(Entries with chart source code)
====
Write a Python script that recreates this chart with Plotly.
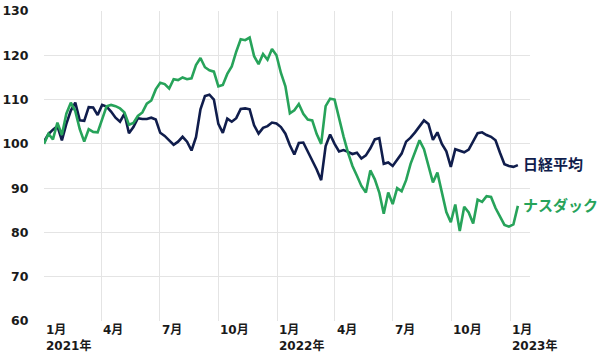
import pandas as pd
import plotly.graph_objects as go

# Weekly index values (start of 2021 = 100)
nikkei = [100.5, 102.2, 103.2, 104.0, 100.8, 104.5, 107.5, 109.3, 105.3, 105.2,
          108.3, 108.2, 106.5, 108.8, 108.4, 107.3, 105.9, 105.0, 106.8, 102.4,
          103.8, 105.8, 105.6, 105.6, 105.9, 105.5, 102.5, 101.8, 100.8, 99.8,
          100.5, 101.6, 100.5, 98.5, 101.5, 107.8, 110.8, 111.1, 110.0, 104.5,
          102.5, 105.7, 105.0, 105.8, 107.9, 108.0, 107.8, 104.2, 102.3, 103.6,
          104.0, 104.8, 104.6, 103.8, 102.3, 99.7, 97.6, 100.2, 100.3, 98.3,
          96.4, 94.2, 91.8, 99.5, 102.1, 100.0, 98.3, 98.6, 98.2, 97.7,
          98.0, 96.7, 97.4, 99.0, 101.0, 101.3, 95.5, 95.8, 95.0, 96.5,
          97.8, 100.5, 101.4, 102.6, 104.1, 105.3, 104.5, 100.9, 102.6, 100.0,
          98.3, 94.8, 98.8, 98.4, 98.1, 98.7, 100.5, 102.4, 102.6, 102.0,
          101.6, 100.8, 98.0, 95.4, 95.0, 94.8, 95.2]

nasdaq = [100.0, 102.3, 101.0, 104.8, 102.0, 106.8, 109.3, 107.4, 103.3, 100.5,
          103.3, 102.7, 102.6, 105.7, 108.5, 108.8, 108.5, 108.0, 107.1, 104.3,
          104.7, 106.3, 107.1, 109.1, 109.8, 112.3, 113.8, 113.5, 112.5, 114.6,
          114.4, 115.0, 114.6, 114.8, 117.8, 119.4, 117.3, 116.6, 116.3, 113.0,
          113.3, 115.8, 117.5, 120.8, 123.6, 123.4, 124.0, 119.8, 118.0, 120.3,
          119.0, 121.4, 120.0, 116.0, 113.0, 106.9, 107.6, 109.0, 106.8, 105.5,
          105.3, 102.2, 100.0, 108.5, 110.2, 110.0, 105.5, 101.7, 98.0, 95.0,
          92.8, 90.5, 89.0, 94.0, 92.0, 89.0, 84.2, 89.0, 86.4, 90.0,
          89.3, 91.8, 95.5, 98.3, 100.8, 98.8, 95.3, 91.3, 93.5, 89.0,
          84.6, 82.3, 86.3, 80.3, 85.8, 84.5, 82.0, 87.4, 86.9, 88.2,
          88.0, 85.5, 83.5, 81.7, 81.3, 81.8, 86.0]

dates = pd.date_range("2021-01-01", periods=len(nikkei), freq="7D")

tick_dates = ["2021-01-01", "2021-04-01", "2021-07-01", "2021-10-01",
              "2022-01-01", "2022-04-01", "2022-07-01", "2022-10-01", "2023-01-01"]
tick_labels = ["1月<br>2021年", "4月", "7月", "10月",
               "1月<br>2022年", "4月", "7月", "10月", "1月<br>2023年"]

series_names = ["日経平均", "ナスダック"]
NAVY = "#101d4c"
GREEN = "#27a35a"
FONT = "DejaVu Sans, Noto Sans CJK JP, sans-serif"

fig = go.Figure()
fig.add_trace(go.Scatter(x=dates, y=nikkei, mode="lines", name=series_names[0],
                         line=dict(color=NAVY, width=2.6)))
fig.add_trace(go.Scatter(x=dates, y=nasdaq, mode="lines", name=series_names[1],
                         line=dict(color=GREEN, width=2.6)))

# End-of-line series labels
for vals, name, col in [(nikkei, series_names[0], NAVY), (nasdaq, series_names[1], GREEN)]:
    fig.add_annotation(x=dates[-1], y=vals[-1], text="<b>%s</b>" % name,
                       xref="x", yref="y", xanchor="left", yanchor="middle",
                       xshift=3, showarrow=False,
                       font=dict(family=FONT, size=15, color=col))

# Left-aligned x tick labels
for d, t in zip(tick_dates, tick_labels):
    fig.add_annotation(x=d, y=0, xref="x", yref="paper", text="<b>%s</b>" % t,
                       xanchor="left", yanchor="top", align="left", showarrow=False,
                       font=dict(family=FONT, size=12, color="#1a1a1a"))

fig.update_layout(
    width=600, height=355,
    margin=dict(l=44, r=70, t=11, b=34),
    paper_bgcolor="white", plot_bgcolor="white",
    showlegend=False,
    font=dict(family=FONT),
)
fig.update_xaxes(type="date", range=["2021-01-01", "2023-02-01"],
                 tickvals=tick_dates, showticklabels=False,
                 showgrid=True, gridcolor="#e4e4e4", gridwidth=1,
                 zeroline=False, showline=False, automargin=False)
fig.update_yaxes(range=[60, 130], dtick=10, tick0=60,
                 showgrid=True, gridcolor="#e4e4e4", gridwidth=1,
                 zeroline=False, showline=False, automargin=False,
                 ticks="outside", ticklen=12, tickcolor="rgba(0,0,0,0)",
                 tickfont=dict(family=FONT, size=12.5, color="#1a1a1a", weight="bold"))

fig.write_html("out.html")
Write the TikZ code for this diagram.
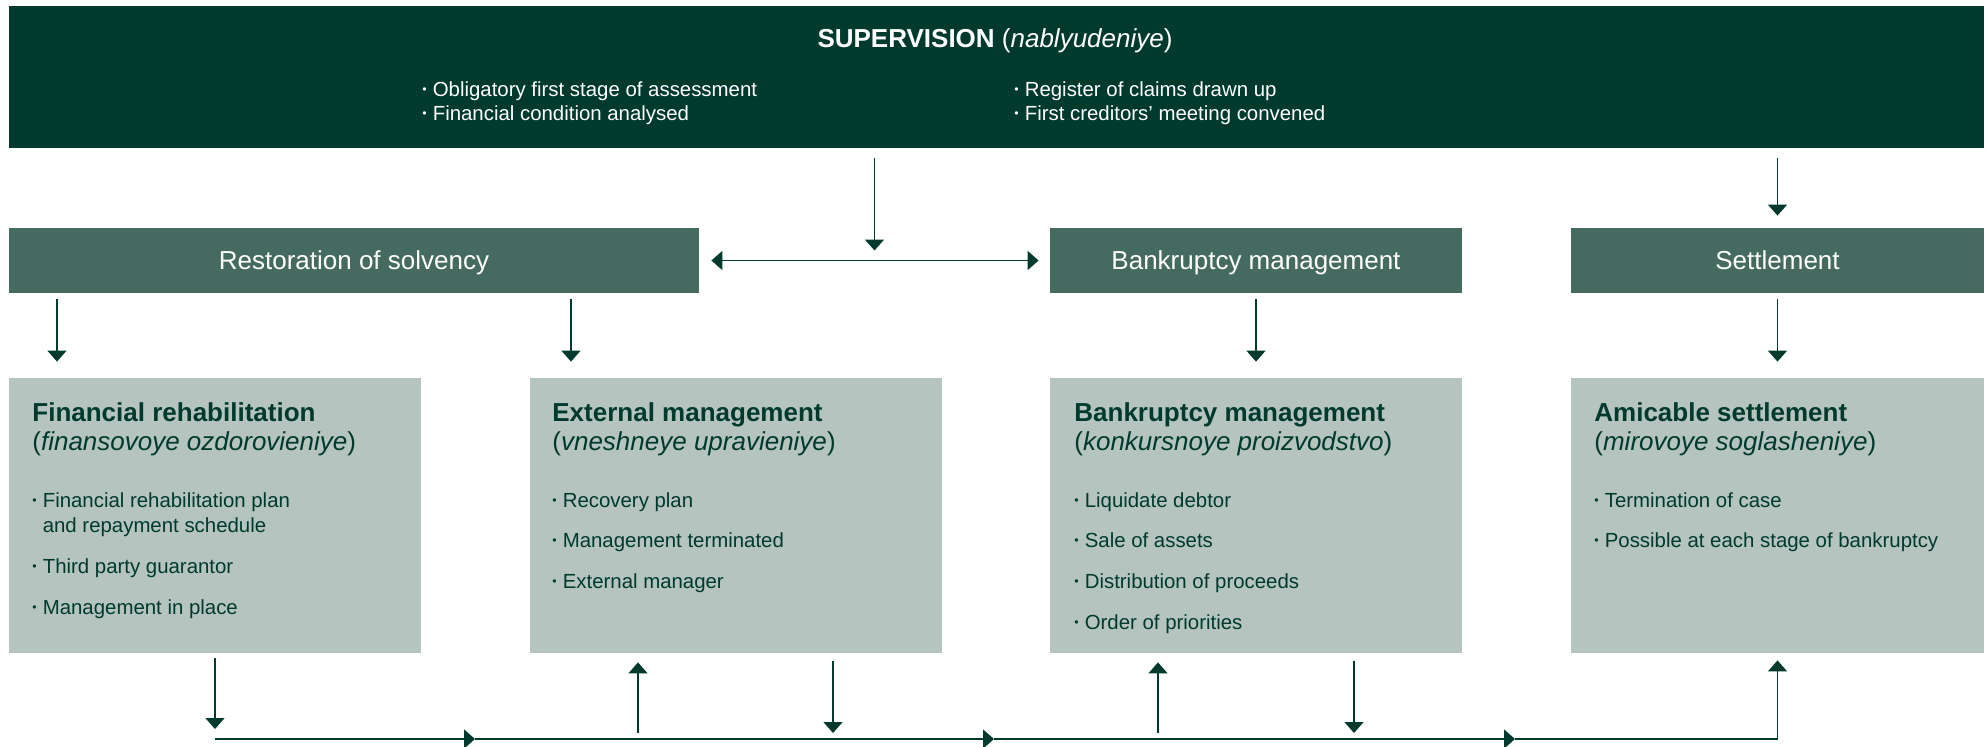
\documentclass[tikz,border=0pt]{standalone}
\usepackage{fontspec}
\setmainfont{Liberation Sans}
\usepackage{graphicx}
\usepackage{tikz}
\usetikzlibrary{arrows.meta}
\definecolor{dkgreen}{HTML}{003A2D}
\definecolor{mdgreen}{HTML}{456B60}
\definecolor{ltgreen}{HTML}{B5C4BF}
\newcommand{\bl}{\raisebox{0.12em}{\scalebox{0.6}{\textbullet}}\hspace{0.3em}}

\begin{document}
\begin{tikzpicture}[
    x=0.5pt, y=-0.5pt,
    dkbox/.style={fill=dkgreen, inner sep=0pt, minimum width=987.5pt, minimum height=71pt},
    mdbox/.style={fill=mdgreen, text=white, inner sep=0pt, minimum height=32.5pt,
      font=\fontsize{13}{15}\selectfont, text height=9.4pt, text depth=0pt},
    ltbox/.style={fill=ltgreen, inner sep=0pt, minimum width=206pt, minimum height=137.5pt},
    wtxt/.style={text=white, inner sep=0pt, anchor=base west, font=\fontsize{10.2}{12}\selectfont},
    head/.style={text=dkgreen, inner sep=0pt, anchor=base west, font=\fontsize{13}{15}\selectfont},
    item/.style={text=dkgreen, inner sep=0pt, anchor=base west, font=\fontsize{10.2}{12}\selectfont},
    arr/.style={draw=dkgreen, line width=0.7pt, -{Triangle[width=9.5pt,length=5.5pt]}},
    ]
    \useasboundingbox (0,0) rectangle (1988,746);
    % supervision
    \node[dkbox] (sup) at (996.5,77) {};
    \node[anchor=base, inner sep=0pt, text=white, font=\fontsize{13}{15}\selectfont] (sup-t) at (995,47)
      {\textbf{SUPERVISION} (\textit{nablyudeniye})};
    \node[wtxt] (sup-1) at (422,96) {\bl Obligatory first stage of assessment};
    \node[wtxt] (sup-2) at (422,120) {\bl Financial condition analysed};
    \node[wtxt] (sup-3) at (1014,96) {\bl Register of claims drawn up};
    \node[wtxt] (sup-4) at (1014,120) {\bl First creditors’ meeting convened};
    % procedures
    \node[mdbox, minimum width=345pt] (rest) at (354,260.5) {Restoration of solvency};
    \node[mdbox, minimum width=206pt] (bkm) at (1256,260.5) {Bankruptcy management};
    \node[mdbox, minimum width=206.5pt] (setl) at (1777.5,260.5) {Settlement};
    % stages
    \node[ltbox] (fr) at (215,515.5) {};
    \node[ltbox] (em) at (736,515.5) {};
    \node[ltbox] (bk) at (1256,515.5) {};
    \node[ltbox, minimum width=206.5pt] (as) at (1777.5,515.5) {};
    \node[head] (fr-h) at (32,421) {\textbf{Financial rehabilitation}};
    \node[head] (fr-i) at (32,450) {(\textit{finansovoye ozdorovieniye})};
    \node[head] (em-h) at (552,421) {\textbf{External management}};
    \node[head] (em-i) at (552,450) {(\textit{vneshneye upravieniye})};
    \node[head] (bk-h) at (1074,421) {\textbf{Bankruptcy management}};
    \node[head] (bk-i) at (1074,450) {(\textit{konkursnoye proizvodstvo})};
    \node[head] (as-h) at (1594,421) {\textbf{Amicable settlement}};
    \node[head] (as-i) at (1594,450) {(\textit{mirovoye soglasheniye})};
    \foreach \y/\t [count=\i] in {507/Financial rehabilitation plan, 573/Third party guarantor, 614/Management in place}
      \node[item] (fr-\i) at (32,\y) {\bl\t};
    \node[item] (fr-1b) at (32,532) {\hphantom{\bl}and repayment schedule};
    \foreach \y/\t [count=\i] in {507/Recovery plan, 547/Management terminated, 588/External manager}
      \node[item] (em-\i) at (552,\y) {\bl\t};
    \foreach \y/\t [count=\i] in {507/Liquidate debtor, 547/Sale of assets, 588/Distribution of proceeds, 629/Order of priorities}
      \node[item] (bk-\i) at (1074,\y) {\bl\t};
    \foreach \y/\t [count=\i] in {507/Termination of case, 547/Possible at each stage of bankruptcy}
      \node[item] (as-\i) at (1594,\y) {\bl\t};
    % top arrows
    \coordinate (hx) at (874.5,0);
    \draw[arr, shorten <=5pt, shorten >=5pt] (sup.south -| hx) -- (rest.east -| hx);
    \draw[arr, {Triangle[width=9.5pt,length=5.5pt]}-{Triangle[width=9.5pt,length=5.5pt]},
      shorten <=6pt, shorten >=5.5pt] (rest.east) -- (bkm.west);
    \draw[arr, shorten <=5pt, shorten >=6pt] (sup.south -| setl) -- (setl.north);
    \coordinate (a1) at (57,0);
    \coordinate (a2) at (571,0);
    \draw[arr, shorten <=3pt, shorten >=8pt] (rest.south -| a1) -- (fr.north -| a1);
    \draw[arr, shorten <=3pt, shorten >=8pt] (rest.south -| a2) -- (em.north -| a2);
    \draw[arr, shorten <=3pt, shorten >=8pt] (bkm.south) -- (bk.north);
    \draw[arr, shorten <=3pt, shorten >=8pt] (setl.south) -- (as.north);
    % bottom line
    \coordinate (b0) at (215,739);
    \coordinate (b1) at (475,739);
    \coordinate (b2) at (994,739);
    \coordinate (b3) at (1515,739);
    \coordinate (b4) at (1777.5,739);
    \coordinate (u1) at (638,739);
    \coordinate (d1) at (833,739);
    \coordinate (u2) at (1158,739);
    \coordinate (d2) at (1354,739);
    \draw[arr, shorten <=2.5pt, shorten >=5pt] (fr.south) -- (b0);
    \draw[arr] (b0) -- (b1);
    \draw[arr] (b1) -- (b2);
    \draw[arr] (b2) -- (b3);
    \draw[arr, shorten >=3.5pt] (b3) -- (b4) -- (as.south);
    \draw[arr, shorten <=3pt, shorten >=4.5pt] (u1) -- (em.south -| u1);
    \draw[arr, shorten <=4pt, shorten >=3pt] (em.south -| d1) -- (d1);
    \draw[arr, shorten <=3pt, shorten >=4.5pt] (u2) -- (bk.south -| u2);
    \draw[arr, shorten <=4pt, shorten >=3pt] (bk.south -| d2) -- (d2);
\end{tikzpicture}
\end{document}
====
- **What you should do**: Repeat the listing above exactly from its first line to the line containing "import plotly.graph_objects as go", both included, and omit the pictures.

- **Solution**:
Write a Python script that recreates this chart with Plotly.
import pandas as pd
import plotly.graph_objects as go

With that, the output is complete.